Mike Reed is an astronomer at Missouri State University who helps to shine the light on the eclipse phenomenon.

“It, of course, is this alignment between the moon, the sun, and the earth,” he said. “It’s kind of an interesting thing to think, the moon goes around the earth basically once a month. Why don’t we have eclipses once a month? It’s because the moon, when it goes between us and the sun, typically goes a little bit above, or a little bit below.”

But unlike the total solar eclipse from seven years ago, Reed said this one will be “better.”

“First of all, the moon is slightly closer in its orbit,” Reed said. “So, this eclipse is about 90 seconds longer than the last one. So, this is pretty much about as long as eclipses get. They don’t get too much longer than this one, and we are seven years on from our last one, and the sun is at a higher level of activity.”

Total solar eclipses happen about every 18 months, but for a specific location, a total solar eclipse will happen once every several hundred years.

Wearing eclipse glasses that are authentic, properly rated, and not expired, will prevent serious damage to the eyes.

“If there’s ever a part of the sun that’s exposed, you don’t want to look at it because the light is simply too intense, and really bad for your eyes,” he said. “You know, your eyes focus light and you’re focusing that extra intensity. It’s sort of like taking a magnifying glass and burning a hole in paper.”

Solar eclipse glasses should be compliant with the international safety standard for eclipse glasses. Additionally, public libraries are handing out verified solar eclipse glasses.

You won’t go blind if you’re not wearing eclipse glasses, but solar retinopathy, which comes from staring at the sun for prolonged periods of time, could burn on your retina. But during totality, you can take off the special glasses.

“That’s the only way to see the solar corona,” he said. “Otherwise, those special glasses are sort of like welding glasses in that they really reduce the light because the sunlight is so intense. But if you’re at totality at only 100% totality, you can take off the glasses during that time and actually look at the solar corona.”

The eclipse begins at 12:35 p.m. and reaches totality at 1:55 p.m.

“It will get 10-15 degrees cooler,” he explained. “So, it will become nighttime.
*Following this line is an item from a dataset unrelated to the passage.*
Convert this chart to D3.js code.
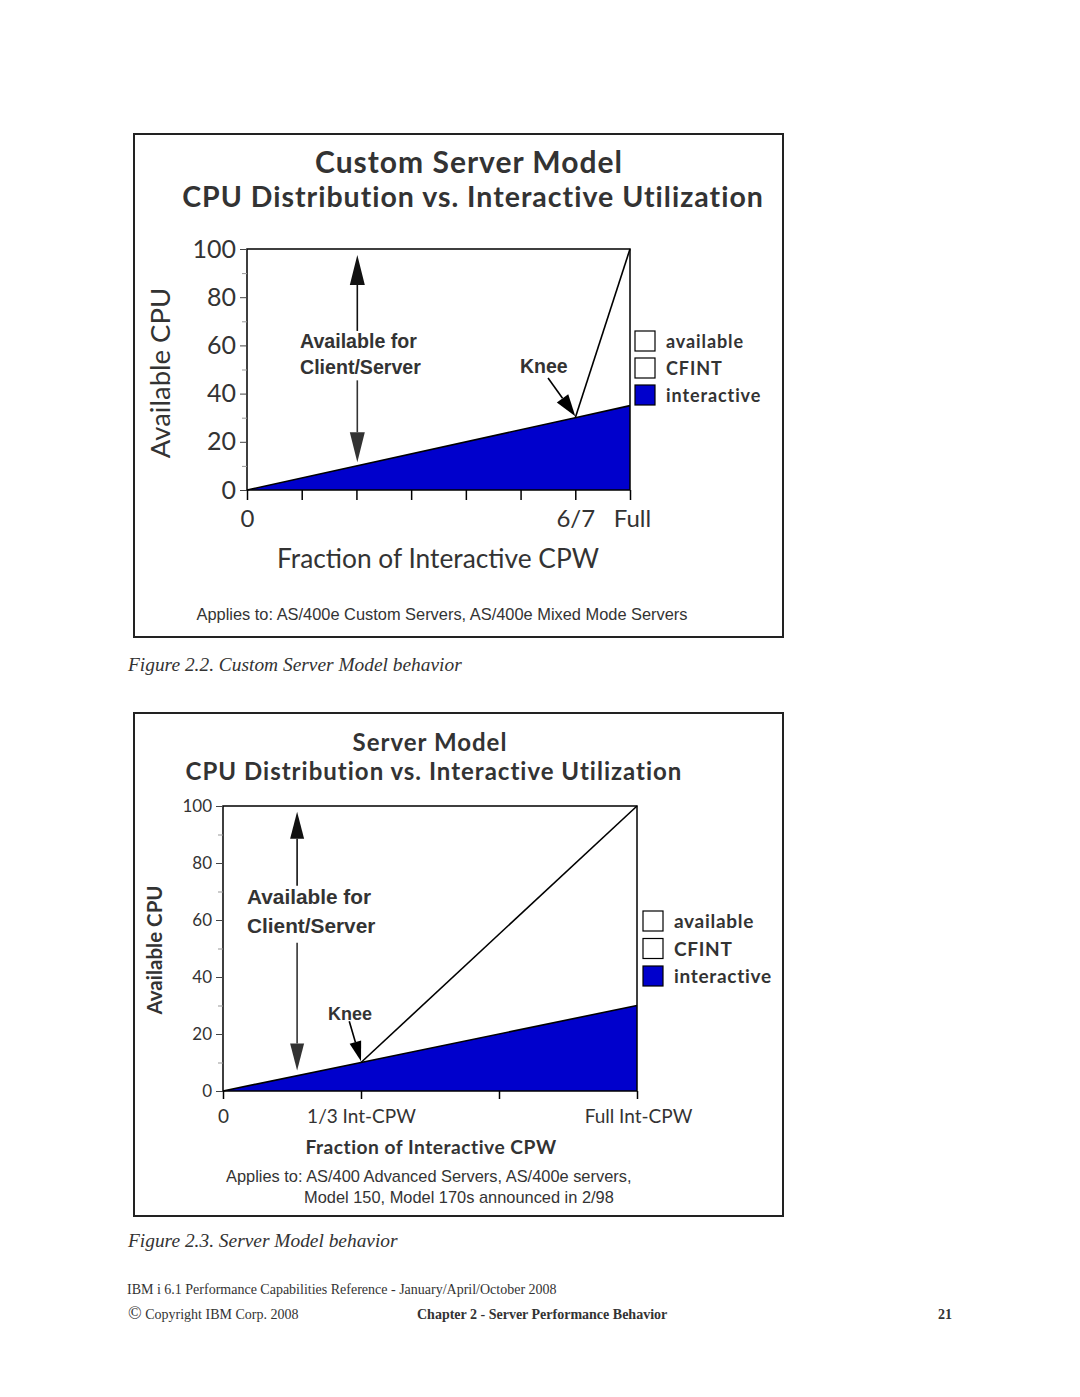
<!DOCTYPE html>
<html>
<head>
<meta charset="utf-8">
<script src="https://cdn.jsdelivr.net/npm/d3@7"></script>
<style>
  body { margin: 0; background: #fff; }
  svg text { fill: #333; }
</style>
</head>
<body>
<svg id="page" width="1080" height="1397"></svg>
<script>
// --- data ---
const yTicks = [0, 20, 40, 60, 80, 100];
const yMinorTicks = [10, 30, 50, 70, 90];
const legendLabels = ['available', 'CFINT', 'interactive'];
const legendColors = ['#fff', '#fff', '#0000cc'];

// Figure 2.2 custom server model
const customX = [0, 6/7, 1];
const customInteractive = [0, 30, 35];
const customAvailX = [6/7, 1];
const customAvailY = [30, 100];
const customTicks = [0, 1/7, 2/7, 3/7, 4/7, 5/7, 6/7, 1];
const customTickLabels = ['0', '', '', '', '', '', '6/7', 'Full'];

// Figure 2.3 server model
const serverX = [0, 1/3, 1];
const serverInteractive = [0, 10, 30];
const serverAvailX = [1/3, 1];
const serverAvailY = [10, 100];
const serverTicks = [0, 1/3, 2/3, 1];
const serverTickLabels = ['0', '1/3 Int-CPW', '', 'Full Int-CPW'];

const gill = 'Lato, "Open Sans", sans-serif';
const arial = '"Liberation Sans", Arial, sans-serif';
const times = '"Liberation Serif", "Times New Roman", serif';

const svg = d3.select('#page');
svg.append('rect').attr('width', 1080).attr('height', 1397).attr('fill', '#fff');

// arrow with filled triangular head pointing at (x2,y2)
function arrow(g, x1, y1, x2, y2, hl, hw, col) {
  const dx = x2 - x1, dy = y2 - y1, len = Math.hypot(dx, dy);
  const ux = dx / len, uy = dy / len;
  const bx = x2 - ux * hl, by = y2 - uy * hl;
  g.append('line').attr('x1', x1).attr('y1', y1).attr('x2', bx).attr('y2', by)
    .attr('stroke', col).attr('stroke-width', 1.6);
  g.append('path')
    .attr('d', `M${x2},${y2}L${bx - uy * hw / 2},${by + ux * hw / 2}L${bx + uy * hw / 2},${by - ux * hw / 2}Z`)
    .attr('fill', col);
}

function panel(c) {
  const g = svg.append('g');
  g.append('rect').attr('x', c.box[0]).attr('y', c.box[1])
    .attr('width', c.box[2]).attr('height', c.box[3])
    .attr('fill', 'none').attr('stroke', '#222').attr('stroke-width', 2);

  c.titles.forEach(t => g.append('text').attr('x', t[0]).attr('y', t[1])
    .attr('text-anchor', 'middle').attr('font-family', gill).attr('font-weight', 700)
    .attr('font-size', t[3]).attr('letter-spacing', 1).text(t[2]));

  const x = d3.scaleLinear().domain([0, 1]).range([c.plot[0], c.plot[1]]);
  const y = d3.scaleLinear().domain([0, 100]).range([c.plot[3], c.plot[2]]);

  // interactive area
  const pts = c.xs.map((v, i) => [v, c.inter[i]]);
  const area = d3.area().x(d => x(d[0])).y0(y(0)).y1(d => y(d[1]));
  g.append('path').datum(pts).attr('d', area).attr('fill', '#0000cc');
  g.append('path').datum(pts).attr('d', d3.line().x(d => x(d[0])).y(d => y(d[1])))
    .attr('fill', 'none').attr('stroke', '#000').attr('stroke-width', 1.6);
  // CFINT line from knee
  g.append('path').datum(c.availX.map((v, i) => [v, c.availY[i]]))
    .attr('d', d3.line().x(d => x(d[0])).y(d => y(d[1])))
    .attr('fill', 'none').attr('stroke', '#000').attr('stroke-width', 1.6);

  // frame
  g.append('rect').attr('x', x(0)).attr('y', y(100)).attr('width', x(1) - x(0))
    .attr('height', y(0) - y(100)).attr('fill', 'none').attr('stroke', '#000').attr('stroke-width', 1.5);

  // axes
  const ya = g.append('g').attr('transform', `translate(${x(0)},0)`)
    .call(d3.axisLeft(y).tickValues(yTicks).tickSize(c.ytick).tickFormat(d3.format('d')));
  ya.select('.domain').remove();
  ya.selectAll('line').attr('stroke', '#444');
  ya.selectAll('text').attr('font-family', gill).attr('font-size', c.yfs).attr('fill', '#1a1a1a')
    .attr('dx', c.ydx);
  const ym = g.append('g').attr('transform', `translate(${x(0)},0)`)
    .call(d3.axisLeft(y).tickValues(yMinorTicks).tickSize(c.ytick - 2).tickFormat(''));
  ym.select('.domain').remove();
  ym.selectAll('line').attr('stroke', '#999');

  const xa = g.append('g').attr('transform', `translate(0,${y(0)})`)
    .call(d3.axisBottom(x).tickValues(c.ticks).tickSize(c.xtick).tickFormat((d, i) => c.tickLabels[i]));
  xa.select('.domain').remove();
  xa.selectAll('line').attr('stroke', '#000').attr('stroke-width', 1.5);
  xa.selectAll('text').attr('font-family', gill).attr('font-size', c.xfs).attr('fill', '#111')
    .attr('y', c.xlabY).attr('dy', 0);
  c.xLabelShift.forEach((s, i) => {
    xa.selectAll('.tick').filter((d, j) => j === i).select('text').attr('dx', s);
  });

  // axis titles
  g.append('text').attr('transform', `translate(${c.ytitle[0]},${c.ytitle[1]}) rotate(-90)`)
    .attr('text-anchor', 'middle').attr('font-family', gill).attr('font-size', c.ytitle[2])
    .attr('font-weight', c.ytitle[3]).attr('fill', '#555').text('Available CPU');
  g.append('text').attr('x', c.xtitle[0]).attr('y', c.xtitle[1]).attr('text-anchor', 'middle')
    .attr('font-family', gill).attr('font-size', c.xtitle[2]).attr('font-weight', c.xtitle[3])
    .attr('letter-spacing', c.xtitle[4]).attr('fill', '#444').text('Fraction of Interactive CPW');

  // annotations
  const a = c.avail;
  arrow(g, x(a.x), y(a.upFrom), x(a.x), y(a.upTo), a.hl, a.hw, '#111');
  arrow(g, x(a.x), y(a.dnFrom), x(a.x), y(a.dnTo), a.hl, a.hw, '#333');
  ['Available for', 'Client/Server'].forEach((t, i) => g.append('text')
    .attr('x', a.tx).attr('y', a.ty + i * a.lh).attr('font-family', arial).attr('font-weight', 700)
    .attr('font-size', a.fs).attr('fill', '#111').text(t));
  const k = c.knee;
  arrow(g, x(k.from[0]), y(k.from[1]), x(k.to[0]), y(k.to[1]), k.hl, k.hw, '#000');
  g.append('text').attr('x', k.tx).attr('y', k.ty).attr('font-family', arial).attr('font-weight', 700)
    .attr('font-size', k.fs).attr('fill', '#111').text('Knee');

  // legend
  const lg = g.append('g');
  legendLabels.forEach((lab, i) => {
    lg.append('rect').attr('x', c.legend.x).attr('y', c.legend.y + i * c.legend.step)
      .attr('width', 20).attr('height', 20).attr('fill', legendColors[i])
      .attr('stroke', '#000').attr('stroke-width', 1.2);
    lg.append('text').attr('x', c.legend.x + 31).attr('y', c.legend.y + i * c.legend.step + 17)
      .attr('font-family', gill).attr('font-weight', 700).attr('font-size', c.legend.fs)
      .attr('letter-spacing', c.legend.ls).attr('fill', '#444').text(lab);
  });

  // applies to
  c.applies.forEach(t => g.append('text').attr('x', t[0]).attr('y', t[1])
    .attr('text-anchor', t[3]).attr('font-family', arial).attr('font-size', 16.4)
    .attr('fill', '#333').text(t[2]));

  svg.append('text').attr('x', 128).attr('y', c.caption[1]).attr('font-family', times)
    .attr('font-style', 'italic').attr('font-size', 19.4).attr('fill', '#111').text(c.caption[0]);
}

panel({
  box: [134, 134, 649, 503],
  titles: [[469, 173, 'Custom Server Model', 30], [473, 207, 'CPU Distribution vs. Interactive Utilization', 28.5]],
  plot: [247, 630, 249, 490],
  xs: customX, inter: customInteractive, availX: customAvailX, availY: customAvailY,
  ticks: customTicks, tickLabels: customTickLabels, xLabelShift: [0, 0, 0, 0, 0, 0, 0, 2],
  ytick: 7, yfs: 25, ydx: -1, xtick: 10, xfs: 24, xlabY: 37,
  ytitle: [170, 373, 27.5, 400], xtitle: [438, 568, 26.3, 400, 0],
  avail: { x: 0.288, upFrom: 66, upTo: 97.5, dnFrom: 45.5, dnTo: 11.5, hl: 30, hw: 15, tx: 300, ty: 348, lh: 26, fs: 19.6 },
  knee: { from: [0.786, 46.5], to: [6/7, 30.6], hl: 22, hw: 14, tx: 520, ty: 373, fs: 19.5 },
  legend: { x: 635, y: 331, step: 27, fs: 18, ls: 0.9 },
  applies: [[442, 620, 'Applies to: AS/400e Custom Servers, AS/400e Mixed Mode Servers', 'middle']],
  caption: ['Figure 2.2. Custom Server Model behavior', 671]
});

panel({
  box: [134, 713, 649, 503],
  titles: [[430, 751, 'Server Model', 24], [434, 780, 'CPU Distribution vs. Interactive Utilization', 24]],
  plot: [223, 637, 806, 1091],
  xs: serverX, inter: serverInteractive, availX: serverAvailX, availY: serverAvailY,
  ticks: serverTicks, tickLabels: serverTickLabels, xLabelShift: [0, 0, 0, 1],
  ytick: 7, yfs: 17, ydx: -1, xtick: 8, xfs: 19, xlabY: 32,
  ytitle: [162, 950, 20.5, 700], xtitle: [431, 1154, 19.2, 700, 0.5],
  avail: { x: 0.179, upFrom: 72, upTo: 98, dnFrom: 52, dnTo: 7.2, hl: 27, hw: 14, tx: 247, ty: 904, lh: 29, fs: 20.8 },
  knee: { from: [0.305, 24.5], to: [1/3, 10.4], hl: 20, hw: 12, tx: 328, ty: 1020, fs: 18 },
  legend: { x: 643, y: 911, step: 27.5, fs: 19, ls: 0.7 },
  applies: [[226, 1182, 'Applies to: AS/400 Advanced Servers, AS/400e servers,', 'start'],
            [304, 1203, 'Model 150, Model 170s announced in 2/98', 'start']],
  caption: ['Figure 2.3. Server Model behavior', 1247]
});

// page footer
const foot = svg.append('g').attr('font-family', times).attr('font-size', 14);
foot.append('text').attr('x', 127).attr('y', 1294).attr('fill', '#111')
  .text('IBM i 6.1 Performance Capabilities Reference - January/April/October 2008');
foot.append('text').attr('x', 128).attr('y', 1319).attr('fill', '#111')
  .html('<tspan font-size="18">©</tspan> Copyright IBM Corp. 2008');
foot.append('text').attr('x', 417).attr('y', 1319).attr('font-weight', 700).attr('fill', '#111')
  .text('Chapter 2 - Server Performance Behavior');
foot.append('text').attr('x', 952).attr('y', 1319).attr('text-anchor', 'end').attr('font-weight', 700)
  .attr('fill', '#111').text('21');
</script>
</body>
</html>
Quite often, that can build up, you know, get some extra wind. The night critters will start to make their night sounds and it’s really quite, it’s a bit surreal actually.”

Reed said that the eclipse could impact the chance for thunderstorms. He said the warm ground temperature could stir up thunderclouds and completely change the weather for the short duration of the eclipse.

Depending on the region, the portion of the sun covered by the moon will range from about 85% to nearly 100%.

“The eclipse happens at, basically, 2 p.m. is totality, right around there for most of Missouri,” he said. “Take a late lunch hour. Take a couple of hours and try to get somewhere to really experience it because, in the continental United States, we’re not going to have anything like this for a long, long time.”

It will be another 20 years – August 23, 2044 – before the next total solar eclipse will be seen from the contiguous United States.

The next total solar eclipse in Missouri will not happen until 2505.